GIVEN TASK: Quote the listing below in full and exactly as written, but omit every picture.

BEGIN RECORDED DATA

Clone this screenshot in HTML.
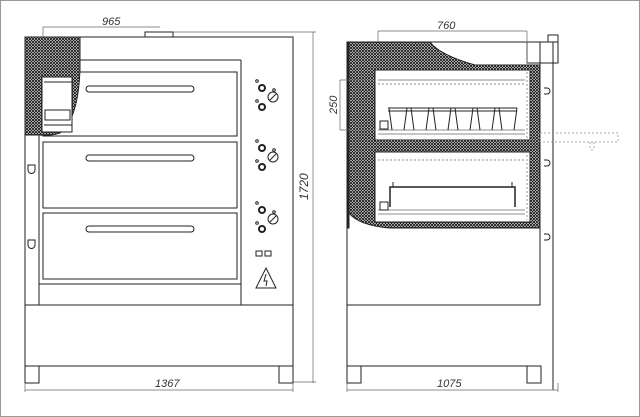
<!DOCTYPE html>
<html><head><style>
html,body{margin:0;padding:0;background:#fff;}
svg{display:block;}
text{font-family:"Liberation Sans",sans-serif;font-style:italic;font-size:11px;fill:#333;}
</style></head><body>
<svg width="640" height="417" viewBox="0 0 640 417" xmlns="http://www.w3.org/2000/svg">
<defs>
<pattern id="h" width="3" height="3" patternUnits="userSpaceOnUse">
<rect width="3" height="3" fill="#fff"/>
<path d="M0 0L3 3M3 0L0 3" stroke="#111" stroke-width="0.9"/>
</pattern>
</defs>
<rect x="0.5" y="0.5" width="639" height="416" fill="#fff" stroke="#999"/>
<g fill="none" stroke="#222" stroke-width="1">
<!-- LEFT VIEW -->
<rect x="25" y="37" width="268" height="268"/>
<rect x="145" y="32" width="28" height="5"/>
<line x1="25" y1="60" x2="241" y2="60"/>
<line x1="39" y1="60" x2="39" y2="305"/>
<line x1="241" y1="60" x2="241" y2="305"/>
<line x1="39" y1="284" x2="241" y2="284"/>
<rect x="43" y="72" width="194" height="64"/>
<rect x="43" y="142" width="194" height="66"/>
<rect x="43" y="213" width="194" height="66"/>
<rect x="86" y="86" width="108" height="6" rx="3"/>
<rect x="86" y="155" width="108" height="6" rx="3"/>
<rect x="86" y="226" width="108" height="6" rx="3"/>
<path d="M28 165h7v5a3.5 3.5 0 0 1-7 0z"/>
<path d="M28 240h7v5a3.5 3.5 0 0 1-7 0z"/>
<rect x="25" y="305" width="268" height="61"/>
<rect x="25" y="366" width="14" height="17"/>
<rect x="279" y="366" width="14" height="17"/>
<!-- hatch -->
<path d="M25 37H80V70Q78 120 60 133Q50 136 40 135H25Z" fill="url(#h)"/>
<rect x="42" y="77" width="30" height="55" fill="#fff"/>
<line x1="44" y1="82" x2="72" y2="82"/><line x1="44" y1="125" x2="72" y2="125"/>
<rect x="45" y="110" width="25" height="10"/>
<!-- knobs -->
<g stroke-width="2">
<circle cx="262" cy="88" r="3"/><circle cx="262" cy="107" r="3"/>
<circle cx="262" cy="148" r="3"/><circle cx="262" cy="167" r="3"/>
<circle cx="262" cy="210" r="3"/><circle cx="262" cy="229" r="3"/>
</g>
<circle cx="257" cy="81" r="1.3"/><circle cx="257" cy="101" r="1.3"/><circle cx="274" cy="90" r="1.3"/>
<circle cx="257" cy="141" r="1.3"/><circle cx="257" cy="161" r="1.3"/><circle cx="274" cy="150" r="1.3"/>
<circle cx="257" cy="203" r="1.3"/><circle cx="257" cy="223" r="1.3"/><circle cx="274" cy="212" r="1.3"/>
<circle cx="273" cy="97" r="5"/><line x1="270" y1="100" x2="276" y2="94"/>
<circle cx="273" cy="157" r="5"/><line x1="270" y1="160" x2="276" y2="154"/>
<circle cx="273" cy="219" r="5"/><line x1="270" y1="222" x2="276" y2="216"/>
<rect x="256" y="251" width="6" height="5"/><rect x="265" y="251" width="6" height="5"/>
<path d="M266 268L276 288H256Z"/><path d="M266 274l-2 7h3l-1 5"/>
<!-- dims left -->
<g stroke="#666" stroke-width="0.7">
<line x1="43" y1="27" x2="160" y2="27"/><line x1="43" y1="27" x2="43" y2="37"/>
<line x1="173" y1="32" x2="316" y2="32"/>
<line x1="313" y1="32" x2="313" y2="383"/>
<line x1="293" y1="382" x2="316" y2="382"/>
<line x1="25" y1="390" x2="293" y2="390"/>
<line x1="25" y1="383" x2="25" y2="392"/><line x1="293" y1="383" x2="293" y2="392"/>
</g>
<!-- RIGHT VIEW -->
<rect x="347" y="42" width="193" height="263"/>
<line x1="540" y1="42" x2="553" y2="42"/>
<line x1="553" y1="42" x2="553" y2="390"/>
<rect x="527" y="42" width="31" height="21"/>
<rect x="548" y="35" width="10" height="7"/>
<path d="M347 42H430Q440 55 475 65H540V228H390Q355 225 347 210Z" fill="url(#h)"/>
<path d="M347 42H349V228H347Z" fill="#222"/>
<rect x="375" y="70" width="155" height="70" fill="#fff"/>
<rect x="375" y="152" width="155" height="70" fill="#fff"/>
<g stroke="#666" stroke-width="0.7">
<line x1="378" y1="80" x2="525" y2="80"/><line x1="378" y1="84" x2="525" y2="84" stroke-dasharray="2 2"/>
<line x1="378" y1="130" x2="525" y2="130"/><line x1="378" y1="134" x2="525" y2="134"/>
<line x1="378" y1="160" x2="525" y2="160" stroke-dasharray="2 2"/>
<line x1="378" y1="210" x2="525" y2="210"/><line x1="378" y1="214" x2="525" y2="214"/>
<line x1="527" y1="72" x2="527" y2="138" stroke-dasharray="2 2"/>
<line x1="527" y1="155" x2="527" y2="220" stroke-dasharray="2 2"/>
</g>
<rect x="380" y="121" width="8" height="8"/><rect x="380" y="202" width="8" height="8"/>
<g stroke-width="1">
<path d="M388 108h129M388 111h129"/>
<path d="M389 108l3 22M407 108l-3 22M411 108l3 22M429 108l-3 22M433 108l3 22M451 108l-3 22M455 108l3 22M473 108l-3 22M477 108l3 22M495 108l-3 22M499 108l3 22M517 108l-3 22"/>
</g>
<path d="M390 207V187H515V207" stroke-width="1.5"/>
<path d="M393 187V182M512 187V182"/>
<path d="M544 88h3a3 3 0 0 1 0 6h-3M544 160h3a3 3 0 0 1 0 6h-3M544 234h3a3 3 0 0 1 0 6h-3"/>
<g stroke="#888" stroke-width="0.7" stroke-dasharray="2 2">
<rect x="540" y="133" width="78" height="9"/>
<path d="M590 142v6a2 2 0 0 0 4 0v-6"/>
</g>
<line x1="347" y1="305" x2="540" y2="305"/>
<line x1="347" y1="305" x2="347" y2="366"/>
<line x1="347" y1="366" x2="540" y2="366"/>
<rect x="347" y="366" width="14" height="17"/>
<rect x="527" y="366" width="14" height="17"/>
<g stroke="#666" stroke-width="0.7">
<line x1="378" y1="31" x2="527" y2="31"/><line x1="378" y1="31" x2="378" y2="42"/><line x1="527" y1="31" x2="527" y2="63"/>
<line x1="340" y1="80" x2="340" y2="130"/><line x1="340" y1="80" x2="375" y2="80"/><line x1="340" y1="130" x2="375" y2="130"/>
<line x1="347" y1="390" x2="558" y2="390"/>
<line x1="347" y1="383" x2="347" y2="392"/><line x1="558" y1="383" x2="558" y2="392"/>
</g>
</g>
<text x="102" y="25">965</text>
<text x="437" y="29">760</text>
<text x="155" y="387">1367</text>
<text x="437" y="387">1075</text>
<text transform="translate(308,200) rotate(-90)" style="font-size:12px">1720</text>
<text transform="translate(337,114) rotate(-90)">250</text>
</svg>
</body></html>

END RECORDED DATA

ANSWER BELOW:
Clone this screenshot in HTML.
<!DOCTYPE html>
<html><head><style>
html,body{margin:0;padding:0;background:#fff;}
svg{display:block;}
text{font-family:"Liberation Sans",sans-serif;font-style:italic;font-size:11px;fill:#333;}
</style></head><body>
<svg width="640" height="417" viewBox="0 0 640 417" xmlns="http://www.w3.org/2000/svg">
<defs>
<pattern id="h" width="3" height="3" patternUnits="userSpaceOnUse">
<rect width="3" height="3" fill="#fff"/>
<path d="M0 0L3 3M3 0L0 3" stroke="#111" stroke-width="0.9"/>
</pattern>
</defs>
<rect x="0.5" y="0.5" width="639" height="416" fill="#fff" stroke="#999"/>
<g fill="none" stroke="#222" stroke-width="1">
<!-- LEFT VIEW -->
<rect x="25" y="37" width="268" height="268"/>
<rect x="145" y="32" width="28" height="5"/>
<line x1="25" y1="60" x2="241" y2="60"/>
<line x1="39" y1="60" x2="39" y2="305"/>
<line x1="241" y1="60" x2="241" y2="305"/>
<line x1="39" y1="284" x2="241" y2="284"/>
<rect x="43" y="72" width="194" height="64"/>
<rect x="43" y="142" width="194" height="66"/>
<rect x="43" y="213" width="194" height="66"/>
<rect x="86" y="86" width="108" height="6" rx="3"/>
<rect x="86" y="155" width="108" height="6" rx="3"/>
<rect x="86" y="226" width="108" height="6" rx="3"/>
<path d="M28 165h7v5a3.5 3.5 0 0 1-7 0z"/>
<path d="M28 240h7v5a3.5 3.5 0 0 1-7 0z"/>
<rect x="25" y="305" width="268" height="61"/>
<rect x="25" y="366" width="14" height="17"/>
<rect x="279" y="366" width="14" height="17"/>
<!-- hatch -->
<path d="M25 37H80V70Q78 120 60 133Q50 136 40 135H25Z" fill="url(#h)"/>
<rect x="42" y="77" width="30" height="55" fill="#fff"/>
<line x1="44" y1="82" x2="72" y2="82"/><line x1="44" y1="125" x2="72" y2="125"/>
<rect x="45" y="110" width="25" height="10"/>
<!-- knobs -->
<g stroke-width="2">
<circle cx="262" cy="88" r="3"/><circle cx="262" cy="107" r="3"/>
<circle cx="262" cy="148" r="3"/><circle cx="262" cy="167" r="3"/>
<circle cx="262" cy="210" r="3"/><circle cx="262" cy="229" r="3"/>
</g>
<circle cx="257" cy="81" r="1.3"/><circle cx="257" cy="101" r="1.3"/><circle cx="274" cy="90" r="1.3"/>
<circle cx="257" cy="141" r="1.3"/><circle cx="257" cy="161" r="1.3"/><circle cx="274" cy="150" r="1.3"/>
<circle cx="257" cy="203" r="1.3"/><circle cx="257" cy="223" r="1.3"/><circle cx="274" cy="212" r="1.3"/>
<circle cx="273" cy="97" r="5"/><line x1="270" y1="100" x2="276" y2="94"/>
<circle cx="273" cy="157" r="5"/><line x1="270" y1="160" x2="276" y2="154"/>
<circle cx="273" cy="219" r="5"/><line x1="270" y1="222" x2="276" y2="216"/>
<rect x="256" y="251" width="6" height="5"/><rect x="265" y="251" width="6" height="5"/>
<path d="M266 268L276 288H256Z"/><path d="M266 274l-2 7h3l-1 5"/>
<!-- dims left -->
<g stroke="#666" stroke-width="0.7">
<line x1="43" y1="27" x2="160" y2="27"/><line x1="43" y1="27" x2="43" y2="37"/>
<line x1="173" y1="32" x2="316" y2="32"/>
<line x1="313" y1="32" x2="313" y2="383"/>
<line x1="293" y1="382" x2="316" y2="382"/>
<line x1="25" y1="390" x2="293" y2="390"/>
<line x1="25" y1="383" x2="25" y2="392"/><line x1="293" y1="383" x2="293" y2="392"/>
</g>
<!-- RIGHT VIEW -->
<rect x="347" y="42" width="193" height="263"/>
<line x1="540" y1="42" x2="553" y2="42"/>
<line x1="553" y1="42" x2="553" y2="390"/>
<rect x="527" y="42" width="31" height="21"/>
<rect x="548" y="35" width="10" height="7"/>
<path d="M347 42H430Q440 55 475 65H540V228H390Q355 225 347 210Z" fill="url(#h)"/>
<path d="M347 42H349V228H347Z" fill="#222"/>
<rect x="375" y="70" width="155" height="70" fill="#fff"/>
<rect x="375" y="152" width="155" height="70" fill="#fff"/>
<g stroke="#666" stroke-width="0.7">
<line x1="378" y1="80" x2="525" y2="80"/><line x1="378" y1="84" x2="525" y2="84" stroke-dasharray="2 2"/>
<line x1="378" y1="130" x2="525" y2="130"/><line x1="378" y1="134" x2="525" y2="134"/>
<line x1="378" y1="160" x2="525" y2="160" stroke-dasharray="2 2"/>
<line x1="378" y1="210" x2="525" y2="210"/><line x1="378" y1="214" x2="525" y2="214"/>
<line x1="527" y1="72" x2="527" y2="138" stroke-dasharray="2 2"/>
<line x1="527" y1="155" x2="527" y2="220" stroke-dasharray="2 2"/>
</g>
<rect x="380" y="121" width="8" height="8"/><rect x="380" y="202" width="8" height="8"/>
<g stroke-width="1">
<path d="M388 108h129M388 111h129"/>
<path d="M389 108l3 22M407 108l-3 22M411 108l3 22M429 108l-3 22M433 108l3 22M451 108l-3 22M455 108l3 22M473 108l-3 22M477 108l3 22M495 108l-3 22M499 108l3 22M517 108l-3 22"/>
</g>
<path d="M390 207V187H515V207" stroke-width="1.5"/>
<path d="M393 187V182M512 187V182"/>
<path d="M544 88h3a3 3 0 0 1 0 6h-3M544 160h3a3 3 0 0 1 0 6h-3M544 234h3a3 3 0 0 1 0 6h-3"/>
<g stroke="#888" stroke-width="0.7" stroke-dasharray="2 2">
<rect x="540" y="133" width="78" height="9"/>
<path d="M590 142v6a2 2 0 0 0 4 0v-6"/>
</g>
<line x1="347" y1="305" x2="540" y2="305"/>
<line x1="347" y1="305" x2="347" y2="366"/>
<line x1="347" y1="366" x2="540" y2="366"/>
<rect x="347" y="366" width="14" height="17"/>
<rect x="527" y="366" width="14" height="17"/>
<g stroke="#666" stroke-width="0.7">
<line x1="378" y1="31" x2="527" y2="31"/><line x1="378" y1="31" x2="378" y2="42"/><line x1="527" y1="31" x2="527" y2="63"/>
<line x1="340" y1="80" x2="340" y2="130"/><line x1="340" y1="80" x2="375" y2="80"/><line x1="340" y1="130" x2="375" y2="130"/>
<line x1="347" y1="390" x2="558" y2="390"/>
<line x1="347" y1="383" x2="347" y2="392"/><line x1="558" y1="383" x2="558" y2="392"/>
</g>
</g>
<text x="102" y="25">965</text>
<text x="437" y="29">760</text>
<text x="155" y="387">1367</text>
<text x="437" y="387">1075</text>
<text transform="translate(308,200) rotate(-90)" style="font-size:12px">1720</text>
<text transform="translate(337,114) rotate(-90)">250</text>
</svg>
</body></html>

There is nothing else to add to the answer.